The canonical example of a monoid is string concatenation (addition): “abc” + “def” = “abcdef”. We can’t really “subtract” a string from this, so string concatenation forms a monoid, rather than a fully-fledged group.

That’s all! A monoid is a group without inverse elements; a group is a monoid with inverse elements.

Let us now explore what we can apply monoids to within music. Now that we know the theory behind some basic abstract algebra, we don’t have to go through the back-breaking effort of trying to understand the abstract concepts! We can just apply what we already know.

### Parallel Composition Monoid (Chords)

We can define another operator, \( p \), that takes in two notes and returns
the chord created when stacking them (for now, we will ignore note duration, but
this approach will work with different durations too). I call this operator \(
p \) because I like to think of it as a **p**arallel composition operator (as
opposed to sequential, which we will see later). We shall see that \( p \)
forms a monoid over the set of all chords.
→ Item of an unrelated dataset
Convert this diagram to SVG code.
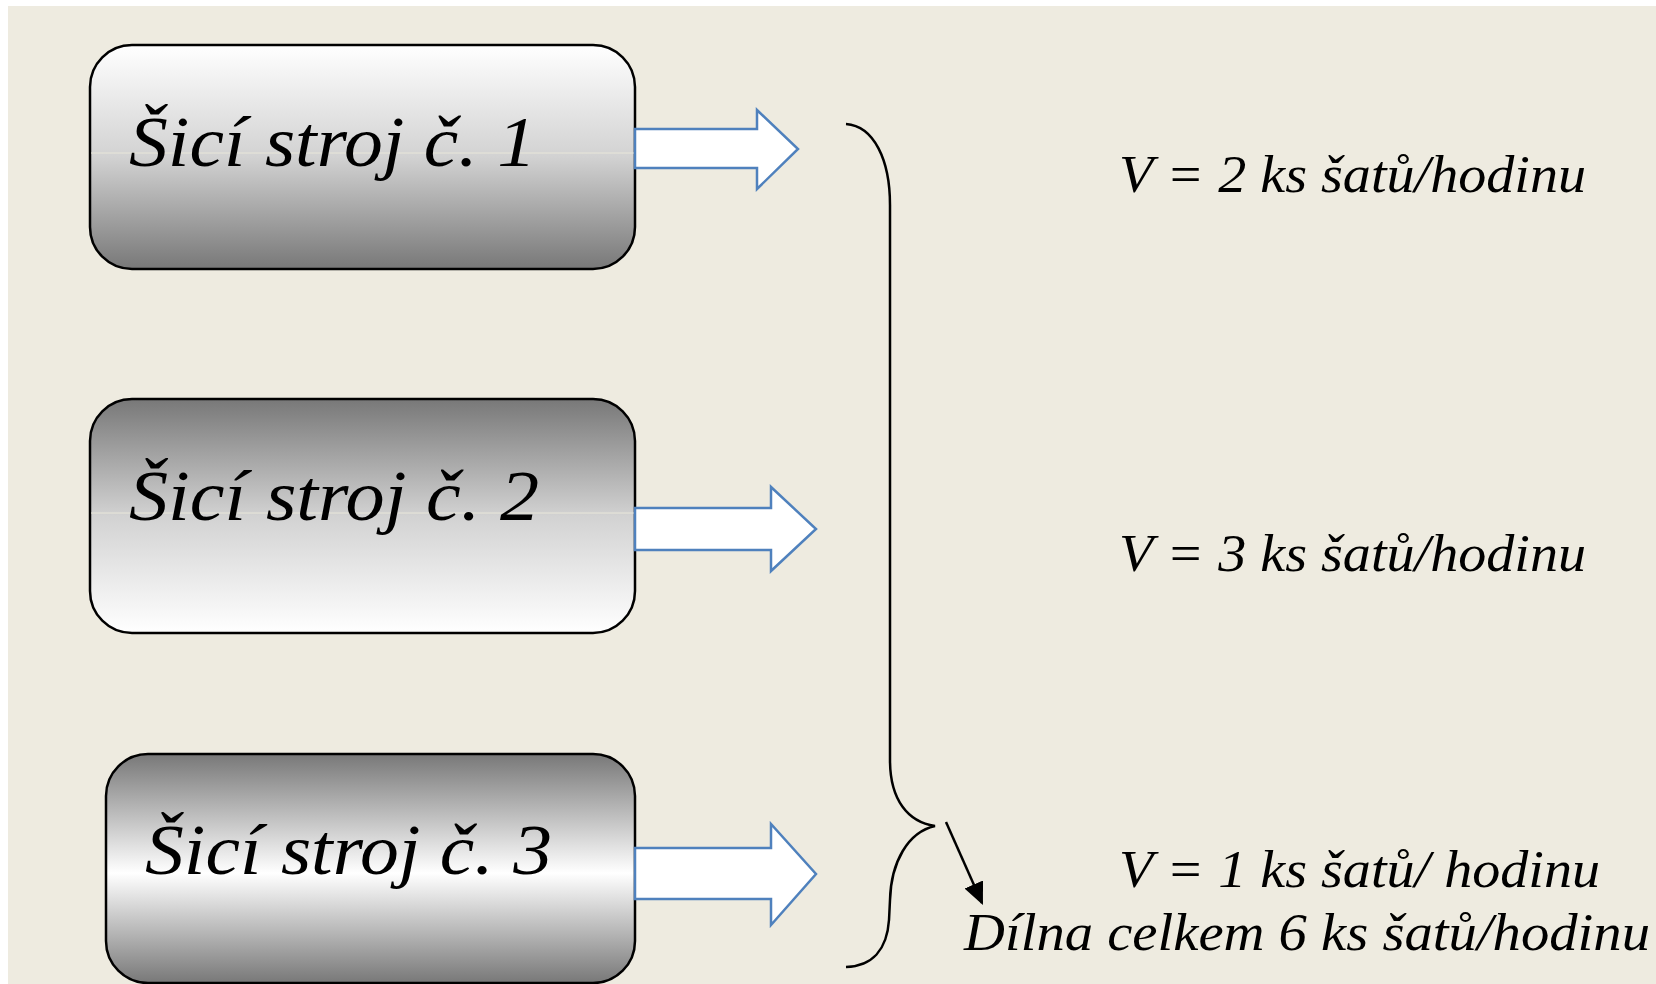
<svg xmlns="http://www.w3.org/2000/svg" width="1656" height="984" viewBox="0 0 1656 984">
  <defs>
    <linearGradient id="gDown" x1="0" y1="0" x2="0" y2="1">
      <stop offset="0" stop-color="#ffffff"/>
      <stop offset="0.5" stop-color="#d2d2d2"/>
      <stop offset="1" stop-color="#787878"/>
    </linearGradient>
    <linearGradient id="gUp" x1="0" y1="0" x2="0" y2="1">
      <stop offset="0" stop-color="#787878"/>
      <stop offset="0.5" stop-color="#d2d2d2"/>
      <stop offset="1" stop-color="#ffffff"/>
    </linearGradient>
    <linearGradient id="gMid" x1="0" y1="0" x2="0" y2="1">
      <stop offset="0" stop-color="#787878"/>
      <stop offset="0.52" stop-color="#ffffff"/>
      <stop offset="1" stop-color="#787878"/>
    </linearGradient>
    <marker id="head" viewBox="0 0 10 10" refX="9" refY="5" markerWidth="9" markerHeight="9" orient="auto" markerUnits="strokeWidth">
      <path d="M0,0.5 L10,5 L0,9.5 Z" fill="#000"/>
    </marker>
    <style>
      .box { stroke: #000; stroke-width: 2.5; }
      .seam { stroke: #e9e7da; stroke-width: 1; }
      .label { font-family: "Liberation Serif", "Times New Roman", serif; font-style: italic; font-size: 72px; fill: #000; }
      .rate { font-family: "Liberation Serif", "Times New Roman", serif; font-style: italic; font-size: 52px; fill: #000; }
      .flow { fill: #ffffff; stroke: #4f81bd; stroke-width: 2.5; stroke-linejoin: miter; }
      .brace { fill: none; stroke: #000; stroke-width: 2.5; }
    </style>
  </defs>

  <!-- slide background -->
  <rect x="0" y="0" width="1656" height="984" fill="#ffffff"/>
  <rect x="8" y="6" width="1648" height="978" fill="#EEEBE0"/>

  <!-- machine 1 -->
  <g id="stroj1">
    <rect class="box" x="90" y="45" width="545" height="224" rx="42" ry="42" fill="url(#gDown)"/>
    <line class="seam" x1="91" y1="153" x2="634" y2="153"/>
    <text class="label" x="129" y="166" textLength="407" lengthAdjust="spacingAndGlyphs">Šicí stroj č. 1</text>
  </g>

  <!-- machine 2 -->
  <g id="stroj2">
    <rect class="box" x="90" y="399" width="545" height="234" rx="42" ry="42" fill="url(#gUp)"/>
    <line class="seam" x1="91" y1="513" x2="634" y2="513"/>
    <text class="label" x="129" y="520" textLength="410" lengthAdjust="spacingAndGlyphs">Šicí stroj č. 2</text>
  </g>

  <!-- machine 3 -->
  <g id="stroj3">
    <rect class="box" x="106" y="754" width="529" height="229" rx="42" ry="42" fill="url(#gMid)"/>
    <text class="label" x="145" y="874" textLength="407" lengthAdjust="spacingAndGlyphs">Šicí stroj č. 3</text>
  </g>

  <!-- output rates -->
  <g id="vykon1">
    <text class="rate" x="1119" y="192" textLength="467" lengthAdjust="spacingAndGlyphs">V = 2 ks šatů/hodinu</text>
  </g>
  <g id="vykon2">
    <text class="rate" x="1119" y="571" textLength="467" lengthAdjust="spacingAndGlyphs">V = 3 ks šatů/hodinu</text>
  </g>
  <g id="vykon3">
    <text class="rate" x="1119" y="887" textLength="481" lengthAdjust="spacingAndGlyphs">V = 1 ks šatů/ hodinu</text>
  </g>
  <g id="celkem">
    <text class="rate" x="964" y="950" textLength="686" lengthAdjust="spacingAndGlyphs">Dílna celkem 6 ks šatů/hodinu</text>
  </g>

  <!-- connectors -->
  <g id="connectors">
    <path class="flow" d="M635,129 L757,129 L757,110 L798,149 L757,189 L757,168 L635,168 Z"/>
    <path class="flow" d="M635,508 L771,508 L771,487 L816,529 L771,571 L771,550 L635,550 Z"/>
    <path class="flow" d="M635,848 L771,848 L771,824 L816,874 L771,925 L771,899 L635,899 Z"/>
    <path class="brace" d="M846,124 C874,126 890,160 890,205 L890,760 C890,800 908,822 935,826 C908,832 891,862 890,900 L889,920 C887,950 872,966 846,967"/>
    <line x1="946" y1="822" x2="982" y2="903" stroke="#000" stroke-width="2.5" marker-end="url(#head)"/>
  </g>
</svg>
As an example usage of \(p\), if we wanted to play the notes C4 and E4 at the
same time, we could construct this as \( p(C4, E4) \). This will return a
chord. Note that \( p \) is *not* an operator over the set of all pitch
classes (as \(a\) was), but rather an operator over the set of all *musical
objects* (all notes, all chords, and as we will see later, all sequential
compositions). Now, \(p\) will take in two musical objects and return a new
musical object This allows us to construct chords with many more notes by
repeatedly applying \(p\); for example, if we wanted a C major chord, we could
write \( p(p(C4, E4), G4)\).

Let us quickly verify that \(p\) forms a monoid over the set of all chords:

**Associatve Property**: \(p(p(x, y), z) = p(x, p(y, z)) \). \(x\) and \(y\) stacked with \(z\) is the same as \(x\) stacked with \(y\) and \(z\).**Identity Element**: The identity element is the chord with zero notes (the “empty chord”).**Closure Property**: Any chord composed with any other chord is a chord.
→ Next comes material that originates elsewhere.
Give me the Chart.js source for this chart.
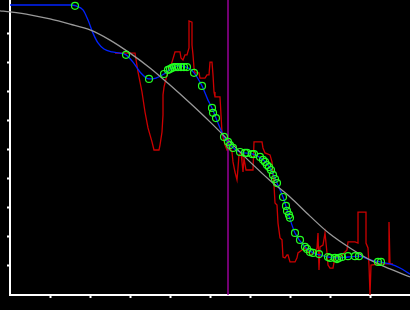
<!DOCTYPE html>
<html>
<head>
<meta charset="utf-8">
<script src="https://cdn.jsdelivr.net/npm/chart.js@4"></script>
<style>
  html, body { margin: 0; padding: 0; background: #000; }
  #wrap { width: 410px; height: 310px; }
</style>
</head>
<body>
<div id="wrap"><canvas id="fitChart"></canvas></div>
<script>
// smooth reference curve (grey)
const greyX = [-0.25, 0, 0.5, 1, 1.5, 2, 2.5, 3, 3.5, 4, 4.5, 5, 5.5, 6, 6.5, 7, 7.5, 8, 8.5, 9, 9.5, 10];
const greyY = [9.80, 9.76, 9.66, 9.52, 9.34, 9.14, 8.79, 8.34, 7.83, 7.24, 6.62, 5.97, 5.28, 4.59, 3.95, 3.38, 2.72, 2.10, 1.62, 1.21, 0.90, 0.62];

// fitted curve (blue)
const blueX = [0, 1.5, 1.65, 1.825, 1.95, 2.075, 2.2, 2.35, 2.55, 2.75, 2.9, 3.075, 3.25, 3.475, 3.65, 3.85, 4.05, 4.25, 4.45, 4.6, 4.8, 4.95, 5.05, 5.15, 5.25, 5.35, 5.5, 5.75, 6.075, 6.325, 6.5, 6.675, 6.825, 6.975, 7.125, 7.375, 7.575, 7.75, 8.125, 8.45, 8.725, 9.0, 9.25, 9.5, 9.75, 10];
const blueY = [10.0, 10.0, 9.97, 9.83, 9.48, 9.03, 8.69, 8.48, 8.38, 8.34, 8.28, 8.03, 7.69, 7.45, 7.48, 7.62, 7.83, 7.90, 7.83, 7.66, 7.21, 6.72, 6.45, 6.10, 5.76, 5.45, 5.17, 4.93, 4.86, 4.66, 4.38, 3.86, 3.38, 2.72, 2.14, 1.66, 1.45, 1.38, 1.28, 1.31, 1.34, 1.21, 1.14, 1.07, 0.93, 0.72];

// measured points (green circles)
const pointX = [1.625, 2.9, 3.475, 3.85, 3.95, 4.0, 4.05, 4.1, 4.15, 4.2, 4.275, 4.35, 4.425, 4.6, 4.8, 5.05, 5.075, 5.15, 5.35, 5.45, 5.5, 5.575, 5.75, 5.875, 5.925, 6.05, 6.1, 6.25, 6.325, 6.375, 6.425, 6.475, 6.525, 6.575, 6.625, 6.675, 6.825, 6.9, 6.925, 6.975, 7.0, 7.125, 7.25, 7.375, 7.425, 7.5, 7.575, 7.725, 7.95, 8.0, 8.125, 8.175, 8.225, 8.3, 8.45, 8.625, 8.725, 9.2, 9.275];
const pointY = [9.97, 8.28, 7.45, 7.62, 7.76, 7.79, 7.83, 7.86, 7.86, 7.86, 7.86, 7.86, 7.86, 7.66, 7.21, 6.45, 6.28, 6.10, 5.45, 5.28, 5.17, 5.07, 4.93, 4.90, 4.90, 4.86, 4.86, 4.76, 4.66, 4.59, 4.48, 4.41, 4.31, 4.14, 4.00, 3.86, 3.38, 3.07, 2.90, 2.76, 2.66, 2.14, 1.90, 1.66, 1.59, 1.48, 1.45, 1.41, 1.31, 1.28, 1.28, 1.24, 1.28, 1.31, 1.34, 1.34, 1.34, 1.14, 1.14];

// raw signal (red)
const rawX = [2.625, 3.125, 3.2, 3.3, 3.375, 3.45, 3.55, 3.6, 3.725, 3.75, 3.8, 3.825, 3.825, 3.85, 3.875, 3.925, 4.05, 4.125, 4.25, 4.275, 4.325, 4.375, 4.425, 4.475, 4.475, 4.55, 4.55, 4.575, 4.6, 4.625, 4.725, 4.75, 4.875, 4.925, 4.975, 5.0, 5.05, 5.075, 5.1, 5.125, 5.25, 5.275, 5.3, 5.375, 5.425, 5.5, 5.55, 5.575, 5.625, 5.675, 5.7, 5.725, 5.775, 5.8, 5.825, 5.85, 5.9, 6.075, 6.1, 6.2, 6.3, 6.325, 6.375, 6.5, 6.55, 6.575, 6.6, 6.625, 6.675, 6.7, 6.75, 6.8, 6.825, 6.875, 6.925, 6.95, 7.0, 7.125, 7.175, 7.2, 7.3, 7.375, 7.425, 7.5, 7.625, 7.675, 7.7, 7.725, 7.75, 7.825, 7.875, 7.925, 7.95, 8.0, 8.075, 8.125, 8.25, 8.425, 8.45, 8.625, 8.7, 8.7, 8.9, 8.9, 8.95, 8.975, 9.0, 9.025, 9.25, 9.475, 9.475, 9.5, 9.575];
const rawY = [8.34, 8.34, 7.69, 7.00, 6.31, 5.76, 5.28, 5.00, 5.00, 5.17, 5.62, 6.21, 6.90, 7.17, 7.31, 7.59, 8.03, 8.38, 8.38, 8.17, 8.10, 8.28, 8.28, 8.52, 9.45, 9.41, 8.62, 8.28, 7.83, 7.66, 7.66, 7.48, 7.48, 7.59, 7.59, 8.03, 8.03, 7.59, 7.00, 6.83, 6.83, 6.21, 5.59, 5.17, 5.00, 5.07, 4.93, 4.59, 4.24, 3.97, 4.38, 4.83, 4.90, 4.59, 4.24, 4.72, 4.31, 4.31, 5.28, 5.28, 5.28, 5.07, 4.90, 4.83, 4.59, 4.14, 3.79, 3.17, 3.10, 2.48, 1.97, 1.90, 1.31, 1.28, 1.38, 1.38, 1.14, 1.14, 1.28, 1.45, 1.55, 1.62, 1.55, 1.38, 1.48, 1.62, 2.14, 0.86, 1.66, 1.72, 2.14, 1.45, 1.03, 0.93, 0.93, 1.31, 1.31, 1.55, 1.83, 1.83, 1.79, 2.86, 2.86, 1.79, 1.62, 1.03, 0.00, 1.03, 1.07, 1.07, 2.52, 1.07, 1.07];

// cursor position (purple)
const markerX = 5.45;

const yTop = 10.172;

function pts(xs, ys) {
    return xs.map((x, i) => ({ x: x, y: ys[i] }));
}

const keepTicks = (scale) => {
    scale.ticks = scale.ticks.filter(t => t.value > 0 && t.value < 10);
};

const ctx = document.getElementById('fitChart').getContext('2d');
const fitChart = new Chart(ctx, {
    type: 'scatter',
    data: {
        datasets: [{
            label: 'Points',
            data: pts(pointX, pointY),
            showLine: false,
            pointRadius: 3.5,
            pointBorderWidth: 1.2,
            pointBorderColor: '#22ff22',
            pointBackgroundColor: 'transparent'
        }, {
            label: 'Cursor',
            data: [{ x: markerX, y: 0 }, { x: markerX, y: yTop }],
            showLine: true,
            borderColor: '#990099',
            borderWidth: 1.5,
            pointRadius: 0
        }, {
            label: 'Reference',
            data: pts(greyX, greyY),
            showLine: true,
            borderColor: '#999999',
            borderWidth: 1.3,
            pointRadius: 0,
            cubicInterpolationMode: 'monotone',
            clip: false
        }, {
            label: 'Fit',
            data: pts(blueX, blueY),
            showLine: true,
            borderColor: '#0022ff',
            borderWidth: 1.3,
            pointRadius: 0,
            cubicInterpolationMode: 'monotone'
        }, {
            label: 'Raw',
            data: pts(rawX, rawY),
            showLine: true,
            borderColor: '#cc0000',
            borderWidth: 1.3,
            pointRadius: 0,
            tension: 0
        }]
    },
    options: {
        responsive: true,
        maintainAspectRatio: false,
        animation: false,
        layout: {
            autoPadding: false,
            padding: { left: 7, right: 0, top: 0, bottom: 12 }
        },
        scales: {
            x: {
                type: 'linear',
                min: 0,
                max: 10,
                afterBuildTicks: keepTicks,
                ticks: { display: false, stepSize: 1 },
                grid: { drawOnChartArea: false, tickLength: 3, tickColor: '#ffffff', tickWidth: 2 },
                border: { color: '#ffffff', width: 2 }
            },
            y: {
                type: 'linear',
                min: 0,
                max: yTop,
                afterBuildTicks: keepTicks,
                ticks: { display: false, stepSize: 1 },
                grid: { drawOnChartArea: false, tickLength: 3, tickColor: '#ffffff', tickWidth: 2 },
                border: { color: '#ffffff', width: 2 }
            }
        },
        plugins: {
            legend: { display: false },
            tooltip: { enabled: false }
        }
    }
});
</script>
</body>
</html>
Let’s see one more monoid.

### Sequential Composition Monoid

We will define another operation, \(s\) to be the operation that composes two
musical objects *sequentially*, one after another. You can verify the three
monoid laws for yourself, if you’d like. What do you think the identity element
would be?

*(Hint: don’t forget that notes have a duration, too.)*

## Algebraic Operations on Melodies

And now, we can apply all of what we have learned to actual music. We have already defined two very important operators, parallel and sequential composition, that operate on sets of notes and chords (musical objects). Parallel composition will take two musical objects and layer them; sequential composition will take two musical objects and concatenate them. We can define many more such operators, like the reverse operator, \(r\). It takes in a single musical object and reverses it; a note reversed is just the note itself, a parallel composition reversed is all its components reversed, and a sequential composition reversed is the composition backward.

We can also generalize \(a\) to work on any musical object; chords can be shifted up and down, and so can melodies. In my project specifically, I allow for shifting up and down by either major intervals, minor intervals, or any (atonal) interval—this adjusts the “flavor” (tonality) of the randomly generated songs. You can think of many different algebraic operations on melodies, like changing note durations, inverting notes, repeating sequences, etc., but I will leave that up to you!

The key application of this theory in my project is that I define a set of a few of these operations, and randomly (and recursively) apply them to some starter melodies. This is a very flexible approach, as incredibly complex songs can be generated from simple melodies and operations.

In other words, the notes themselves of the song are not randomly generated;
instead, the operations *applied* to these notes are randomly selected.

And that’s it! I believe that this approach provides an elegant and simple framework for manipulating melodies and musical objects that is easily extensible in many different ways. I encourage you to think about how you would do things differently, or how you could extend what I have done. Most importantly, have fun with it! It is music, after all: the mathematics of sense.